#### [WHAT YOU NEED TO DO]
Below is a listing to write out in full, exactly as given, without its pictures.

#### [SOURCE EXCERPT]
↓↓↓

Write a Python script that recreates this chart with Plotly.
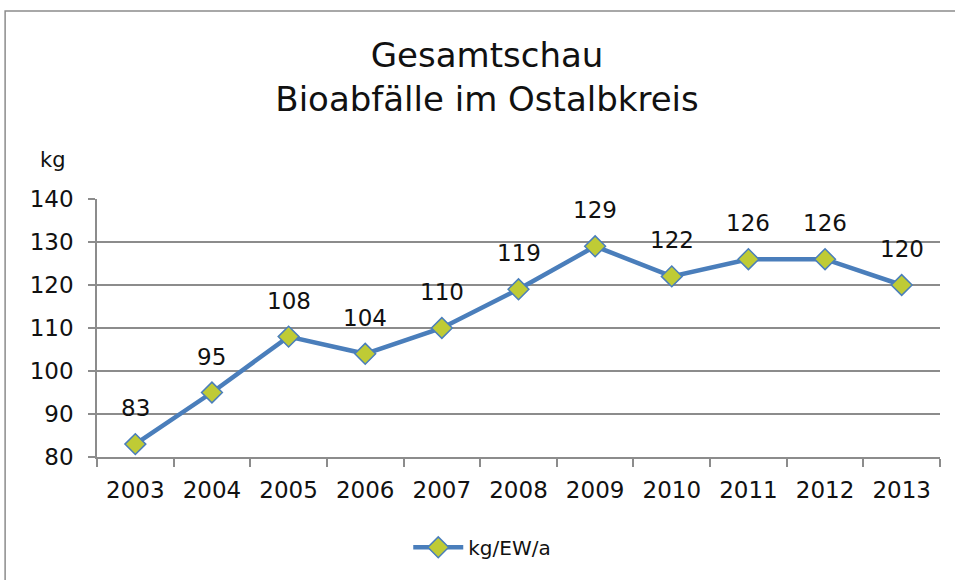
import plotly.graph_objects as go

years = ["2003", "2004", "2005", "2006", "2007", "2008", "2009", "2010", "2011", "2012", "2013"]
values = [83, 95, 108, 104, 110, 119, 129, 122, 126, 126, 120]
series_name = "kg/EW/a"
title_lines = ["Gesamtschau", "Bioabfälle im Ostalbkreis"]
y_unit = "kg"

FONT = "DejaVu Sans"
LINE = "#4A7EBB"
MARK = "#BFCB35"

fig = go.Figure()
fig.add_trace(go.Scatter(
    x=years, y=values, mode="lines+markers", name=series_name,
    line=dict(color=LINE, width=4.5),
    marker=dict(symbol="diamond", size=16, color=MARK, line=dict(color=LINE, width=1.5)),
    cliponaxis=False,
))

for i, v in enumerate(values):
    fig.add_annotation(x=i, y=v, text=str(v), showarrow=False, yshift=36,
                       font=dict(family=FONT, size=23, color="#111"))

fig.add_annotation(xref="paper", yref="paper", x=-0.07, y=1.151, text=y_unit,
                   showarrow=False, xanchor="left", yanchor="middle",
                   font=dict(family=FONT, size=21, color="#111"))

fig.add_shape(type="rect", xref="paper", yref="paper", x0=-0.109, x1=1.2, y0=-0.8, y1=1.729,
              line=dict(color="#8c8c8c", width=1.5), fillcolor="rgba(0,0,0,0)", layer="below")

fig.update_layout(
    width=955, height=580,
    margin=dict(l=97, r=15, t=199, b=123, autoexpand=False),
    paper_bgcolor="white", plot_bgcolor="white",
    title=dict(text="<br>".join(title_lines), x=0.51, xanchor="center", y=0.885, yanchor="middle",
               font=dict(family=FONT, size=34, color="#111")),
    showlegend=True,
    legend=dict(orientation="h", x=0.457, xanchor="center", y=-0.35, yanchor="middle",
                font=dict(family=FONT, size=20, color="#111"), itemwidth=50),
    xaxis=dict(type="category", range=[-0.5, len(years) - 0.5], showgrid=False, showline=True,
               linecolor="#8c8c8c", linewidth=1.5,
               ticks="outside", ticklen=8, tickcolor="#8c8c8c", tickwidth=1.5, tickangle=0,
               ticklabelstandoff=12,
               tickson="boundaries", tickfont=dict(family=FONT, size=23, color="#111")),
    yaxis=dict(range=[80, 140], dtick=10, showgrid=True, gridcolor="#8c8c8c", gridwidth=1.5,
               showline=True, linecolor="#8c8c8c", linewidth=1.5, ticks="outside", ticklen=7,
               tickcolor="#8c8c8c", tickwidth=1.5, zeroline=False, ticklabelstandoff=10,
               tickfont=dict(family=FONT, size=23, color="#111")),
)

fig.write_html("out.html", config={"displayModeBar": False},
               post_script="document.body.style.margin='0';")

↑↑↑

#### [RESPONSE BELOW]
Write a Python script that recreates this chart with Plotly.
import plotly.graph_objects as go

years = ["2003", "2004", "2005", "2006", "2007", "2008", "2009", "2010", "2011", "2012", "2013"]
values = [83, 95, 108, 104, 110, 119, 129, 122, 126, 126, 120]
series_name = "kg/EW/a"
title_lines = ["Gesamtschau", "Bioabfälle im Ostalbkreis"]
y_unit = "kg"

FONT = "DejaVu Sans"
LINE = "#4A7EBB"
MARK = "#BFCB35"

fig = go.Figure()
fig.add_trace(go.Scatter(
    x=years, y=values, mode="lines+markers", name=series_name,
    line=dict(color=LINE, width=4.5),
    marker=dict(symbol="diamond", size=16, color=MARK, line=dict(color=LINE, width=1.5)),
    cliponaxis=False,
))

for i, v in enumerate(values):
    fig.add_annotation(x=i, y=v, text=str(v), showarrow=False, yshift=36,
                       font=dict(family=FONT, size=23, color="#111"))

fig.add_annotation(xref="paper", yref="paper", x=-0.07, y=1.151, text=y_unit,
                   showarrow=False, xanchor="left", yanchor="middle",
                   font=dict(family=FONT, size=21, color="#111"))

fig.add_shape(type="rect", xref="paper", yref="paper", x0=-0.109, x1=1.2, y0=-0.8, y1=1.729,
              line=dict(color="#8c8c8c", width=1.5), fillcolor="rgba(0,0,0,0)", layer="below")

fig.update_layout(
    width=955, height=580,
    margin=dict(l=97, r=15, t=199, b=123, autoexpand=False),
    paper_bgcolor="white", plot_bgcolor="white",
    title=dict(text="<br>".join(title_lines), x=0.51, xanchor="center", y=0.885, yanchor="middle",
               font=dict(family=FONT, size=34, color="#111")),
    showlegend=True,
    legend=dict(orientation="h", x=0.457, xanchor="center", y=-0.35, yanchor="middle",
                font=dict(family=FONT, size=20, color="#111"), itemwidth=50),
    xaxis=dict(type="category", range=[-0.5, len(years) - 0.5], showgrid=False, showline=True,
               linecolor="#8c8c8c", linewidth=1.5,
               ticks="outside", ticklen=8, tickcolor="#8c8c8c", tickwidth=1.5, tickangle=0,
               ticklabelstandoff=12,
               tickson="boundaries", tickfont=dict(family=FONT, size=23, color="#111")),
    yaxis=dict(range=[80, 140], dtick=10, showgrid=True, gridcolor="#8c8c8c", gridwidth=1.5,
               showline=True, linecolor="#8c8c8c", linewidth=1.5, ticks="outside", ticklen=7,
               tickcolor="#8c8c8c", tickwidth=1.5, zeroline=False, ticklabelstandoff=10,
               tickfont=dict(family=FONT, size=23, color="#111")),
)

fig.write_html("out.html", config={"displayModeBar": False},
               post_script="document.body.style.margin='0';")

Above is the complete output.